[Start]

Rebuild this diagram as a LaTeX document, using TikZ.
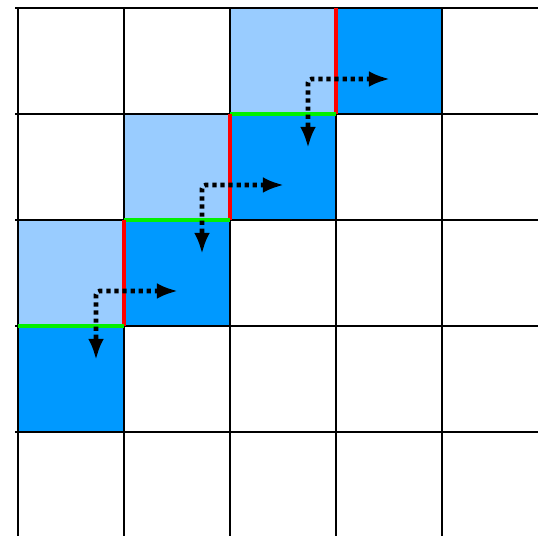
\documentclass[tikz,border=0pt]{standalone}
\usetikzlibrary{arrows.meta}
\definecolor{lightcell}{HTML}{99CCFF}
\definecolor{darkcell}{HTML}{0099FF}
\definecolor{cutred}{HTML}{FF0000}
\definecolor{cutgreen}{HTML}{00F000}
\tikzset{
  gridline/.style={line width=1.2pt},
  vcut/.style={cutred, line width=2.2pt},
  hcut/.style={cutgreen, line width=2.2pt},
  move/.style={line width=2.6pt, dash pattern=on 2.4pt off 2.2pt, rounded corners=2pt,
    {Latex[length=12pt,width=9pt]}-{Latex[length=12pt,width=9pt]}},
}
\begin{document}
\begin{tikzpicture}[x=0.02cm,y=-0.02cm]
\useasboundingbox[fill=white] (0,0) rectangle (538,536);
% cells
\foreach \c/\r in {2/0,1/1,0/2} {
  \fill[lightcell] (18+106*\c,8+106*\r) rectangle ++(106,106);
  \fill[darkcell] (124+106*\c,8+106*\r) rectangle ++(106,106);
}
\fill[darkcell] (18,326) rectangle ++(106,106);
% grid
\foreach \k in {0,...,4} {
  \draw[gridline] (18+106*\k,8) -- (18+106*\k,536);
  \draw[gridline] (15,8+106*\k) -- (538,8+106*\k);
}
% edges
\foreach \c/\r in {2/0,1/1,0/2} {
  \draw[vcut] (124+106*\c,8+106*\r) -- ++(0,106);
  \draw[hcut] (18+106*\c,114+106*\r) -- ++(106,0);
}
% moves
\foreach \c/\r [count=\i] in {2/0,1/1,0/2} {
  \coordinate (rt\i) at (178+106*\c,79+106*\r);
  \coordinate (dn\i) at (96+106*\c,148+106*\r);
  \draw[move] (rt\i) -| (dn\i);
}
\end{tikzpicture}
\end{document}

[End]

* WHAT THE TASK REQUIRES:
Repeat the lines above exactly, and keep every picture out.

* FINAL RESULT:
Rebuild this diagram as a LaTeX document, using TikZ.
\documentclass[tikz,border=0pt]{standalone}
\usetikzlibrary{arrows.meta}
\definecolor{lightcell}{HTML}{99CCFF}
\definecolor{darkcell}{HTML}{0099FF}
\definecolor{cutred}{HTML}{FF0000}
\definecolor{cutgreen}{HTML}{00F000}
\tikzset{
  gridline/.style={line width=1.2pt},
  vcut/.style={cutred, line width=2.2pt},
  hcut/.style={cutgreen, line width=2.2pt},
  move/.style={line width=2.6pt, dash pattern=on 2.4pt off 2.2pt, rounded corners=2pt,
    {Latex[length=12pt,width=9pt]}-{Latex[length=12pt,width=9pt]}},
}
\begin{document}
\begin{tikzpicture}[x=0.02cm,y=-0.02cm]
\useasboundingbox[fill=white] (0,0) rectangle (538,536);
% cells
\foreach \c/\r in {2/0,1/1,0/2} {
  \fill[lightcell] (18+106*\c,8+106*\r) rectangle ++(106,106);
  \fill[darkcell] (124+106*\c,8+106*\r) rectangle ++(106,106);
}
\fill[darkcell] (18,326) rectangle ++(106,106);
% grid
\foreach \k in {0,...,4} {
  \draw[gridline] (18+106*\k,8) -- (18+106*\k,536);
  \draw[gridline] (15,8+106*\k) -- (538,8+106*\k);
}
% edges
\foreach \c/\r in {2/0,1/1,0/2} {
  \draw[vcut] (124+106*\c,8+106*\r) -- ++(0,106);
  \draw[hcut] (18+106*\c,114+106*\r) -- ++(106,0);
}
% moves
\foreach \c/\r [count=\i] in {2/0,1/1,0/2} {
  \coordinate (rt\i) at (178+106*\c,79+106*\r);
  \coordinate (dn\i) at (96+106*\c,148+106*\r);
  \draw[move] (rt\i) -| (dn\i);
}
\end{tikzpicture}
\end{document}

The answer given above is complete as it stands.